The year is 1865, Galveston, Texas. A wave of whispers, then shouts of disbelief, followed by tears of pure, unbridled joy. The Union soldiers had arrived, not with whips and chains, but with a proclamation: Slavery was over.

The news spread slowly, reaching the bayous and plantations of Louisiana weeks later. For many, it was a delayed but desperately awaited dawn. Yet, for others, it was a bitter reminder that freedom's embrace was not universal, nor was it absolute.

My ancestors were among those who labored under the scorching Louisiana sun, their bodies bearing the scars of injustice. For them, Juneteenth was a beacon of hope, a testament to the resilience of the human spirit. But it was also a stark reminder that the fight for true liberation had only just begun.

In my family, Juneteenth was always a bittersweet celebration. We gathered around tables laden with food born of necessity, transformed into symbols of cultural pride and communal strength. We sang songs passed down through generations, their melodies carrying the weight of history.

But amidst the laughter and music, there was always a somber undercurrent.

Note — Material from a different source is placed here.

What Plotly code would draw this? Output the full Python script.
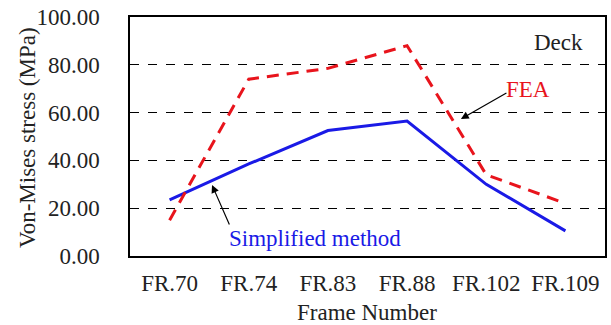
import plotly.graph_objects as go

frames = ["FR.70", "FR.74", "FR.83", "FR.88", "FR.102", "FR.109"]
fea = [15.0, 74.0, 78.5, 88.0, 34.0, 22.0]
simplified = [23.5, 38.5, 52.5, 56.5, 30.0, 10.5]
y_ticks = [0, 20, 40, 60, 80, 100]
y_tick_labels = ["0.00", "20.00", "40.00", "60.00", "80.00", "100.00"]

FONT = "Liberation Serif, Times New Roman, serif"
RED = "#e8141c"
BLUE = "#1a1ae6"
TXT = "#222"
FS = 23

fig = go.Figure()
fig.add_trace(go.Scatter(x=frames, y=simplified, mode="lines",
                         line=dict(color=BLUE, width=3), name="Simplified method"))
fig.add_trace(go.Scatter(x=frames, y=fea, mode="lines",
                         line=dict(color=RED, width=3, dash="12px,8px"), name="FEA"))

fig.update_layout(
    width=611, height=325,
    margin=dict(l=130, r=6, t=17, b=69),
    paper_bgcolor="white", plot_bgcolor="white",
    showlegend=False,
    font=dict(family=FONT, size=FS, color=TXT),
    xaxis=dict(
        type="category", range=[-0.5, 5.5], automargin=False,
        showgrid=False, showline=True, linecolor="black", linewidth=1.5, mirror=True,
        ticks="", ticklabelstandoff=6,
        tickfont=dict(family=FONT, size=FS, color=TXT),
    ),
    yaxis=dict(
        range=[0, 100], tickvals=y_ticks, ticktext=y_tick_labels, automargin=False,
        showgrid=True, gridcolor="black", griddash="dash", gridwidth=1,
        showline=True, linecolor="black", linewidth=1.5, mirror=True,
        zeroline=False, ticks="", ticklabelstandoff=24,
        tickfont=dict(family=FONT, size=FS, color=TXT),
    ),
)

# axis titles
fig.add_annotation(xref="paper", yref="paper", x=(367 - 130) / 475, y=(256 - 312) / 239,
                   text="Frame Number", showarrow=False, xanchor="center", yanchor="middle",
                   font=dict(family=FONT, size=FS, color=TXT))
fig.add_annotation(xref="paper", yref="paper", x=(27 - 130) / 475, y=(256 - 138) / 239,
                   text="Von-Mises stress (MPa)", showarrow=False, textangle=-90,
                   xanchor="center", yanchor="middle",
                   font=dict(family=FONT, size=FS, color=TXT))

fig.add_annotation(x=4.91, y=89.5, text="Deck", showarrow=False,
                   font=dict(family=FONT, size=FS, color=TXT))
fig.add_annotation(x=4.53, y=69.5, text="FEA", showarrow=False,
                   font=dict(family=FONT, size=FS, color=RED))
fig.add_annotation(x=3.68, y=57.3, text="", showarrow=True, ax=47, ay=-27,
                   arrowhead=2, arrowsize=1.3, arrowwidth=1.2, arrowcolor="black")
fig.add_annotation(x=1.84, y=7.5, text="Simplified method", showarrow=False,
                   font=dict(family=FONT, size=FS, color=BLUE))
fig.add_annotation(x=0.536, y=29.7, text="", showarrow=True, ax=18, ay=41,
                   arrowhead=2, arrowsize=1.3, arrowwidth=1.2, arrowcolor="black")

fig.write_html("out.html", config={"displayModeBar": False},
               post_script="document.body.style.margin='0';")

The stories of my grandparents, of their parents before them, were etched with pain. They spoke of the broken promises of Reconstruction, the terror of Jim Crow, and the ongoing struggle for civil rights.

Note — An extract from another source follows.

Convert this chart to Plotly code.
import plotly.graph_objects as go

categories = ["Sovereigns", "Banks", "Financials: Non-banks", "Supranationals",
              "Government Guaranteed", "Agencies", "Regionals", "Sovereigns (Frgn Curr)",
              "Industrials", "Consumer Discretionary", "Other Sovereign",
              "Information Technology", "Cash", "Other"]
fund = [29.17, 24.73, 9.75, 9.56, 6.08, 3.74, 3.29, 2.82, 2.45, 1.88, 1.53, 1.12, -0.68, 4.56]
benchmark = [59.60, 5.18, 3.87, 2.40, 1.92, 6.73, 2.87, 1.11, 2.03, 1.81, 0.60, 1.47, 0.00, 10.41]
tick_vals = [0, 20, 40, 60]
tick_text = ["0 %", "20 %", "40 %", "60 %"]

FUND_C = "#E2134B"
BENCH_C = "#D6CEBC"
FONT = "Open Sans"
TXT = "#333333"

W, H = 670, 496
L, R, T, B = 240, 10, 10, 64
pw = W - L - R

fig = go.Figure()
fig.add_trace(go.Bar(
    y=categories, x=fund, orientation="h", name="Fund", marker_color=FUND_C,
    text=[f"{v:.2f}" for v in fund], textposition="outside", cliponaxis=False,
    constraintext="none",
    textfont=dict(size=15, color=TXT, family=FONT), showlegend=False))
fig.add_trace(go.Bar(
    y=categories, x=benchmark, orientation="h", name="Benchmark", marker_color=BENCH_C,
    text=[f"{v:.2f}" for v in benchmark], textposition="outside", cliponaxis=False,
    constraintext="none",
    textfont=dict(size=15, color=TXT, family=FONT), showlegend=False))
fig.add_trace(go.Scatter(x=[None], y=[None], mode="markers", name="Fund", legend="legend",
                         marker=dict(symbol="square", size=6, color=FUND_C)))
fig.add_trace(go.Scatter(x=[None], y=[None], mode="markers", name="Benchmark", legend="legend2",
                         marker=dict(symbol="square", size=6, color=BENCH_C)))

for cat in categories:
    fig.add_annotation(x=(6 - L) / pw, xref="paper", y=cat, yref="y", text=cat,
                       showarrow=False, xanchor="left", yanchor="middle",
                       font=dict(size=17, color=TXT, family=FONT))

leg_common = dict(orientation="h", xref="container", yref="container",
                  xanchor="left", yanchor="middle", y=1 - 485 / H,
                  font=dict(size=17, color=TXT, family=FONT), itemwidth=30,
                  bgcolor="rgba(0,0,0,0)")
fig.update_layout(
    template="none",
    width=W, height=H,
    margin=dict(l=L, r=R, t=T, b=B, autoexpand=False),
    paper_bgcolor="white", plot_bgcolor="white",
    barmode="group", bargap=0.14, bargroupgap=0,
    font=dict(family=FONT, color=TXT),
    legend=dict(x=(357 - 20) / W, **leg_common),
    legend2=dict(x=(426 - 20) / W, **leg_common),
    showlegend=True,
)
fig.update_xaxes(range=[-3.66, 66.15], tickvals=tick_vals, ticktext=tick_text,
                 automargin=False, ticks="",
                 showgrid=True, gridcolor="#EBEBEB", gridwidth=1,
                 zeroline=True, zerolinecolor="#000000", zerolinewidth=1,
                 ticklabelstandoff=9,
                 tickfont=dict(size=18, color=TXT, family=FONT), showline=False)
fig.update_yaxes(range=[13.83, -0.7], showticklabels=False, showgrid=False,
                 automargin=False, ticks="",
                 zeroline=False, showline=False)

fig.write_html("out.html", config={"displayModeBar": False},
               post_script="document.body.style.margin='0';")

The Foundation for Louisiana: A Lifeline for Change

Organizations like the Foundation for Louisiana have been a lifeline for communities like mine, providing resources and a platform for voices often silenced. FFL’s work is a continuation of the struggle. It's a recognition that true freedom is not just the absence of chains, but the presence of opportunity, justice, and the unwavering belief that every life has inherent value.

Today, as we mark Juneteenth as a national holiday, we stand at a crossroads. We celebrate the progress made while acknowledging the deep wounds that still fester. We dance to the rhythm of freedom, even as we confront the discordant notes of inequality.

In Louisiana, the fight for racial justice is as vital as the air we breathe. It's a fight against poverty and mass incarceration, against environmental racism, and gender discrimination. It's a fight to honor the legacy of our ancestors and to ensure that their sacrifices were not in vain.

This Juneteenth, let us not just celebrate the past, but recommit ourselves to the present. Let us support organizations whose work is a testament to the enduring spirit of Juneteenth. Let us have honest conversations about race, challenge injustice wherever we find it, and build a future where freedom is available for all of us.

For in the words of Maya Angelou, "History, despite its wrenching pain, cannot be unlived, but if faced with courage, need not be lived again."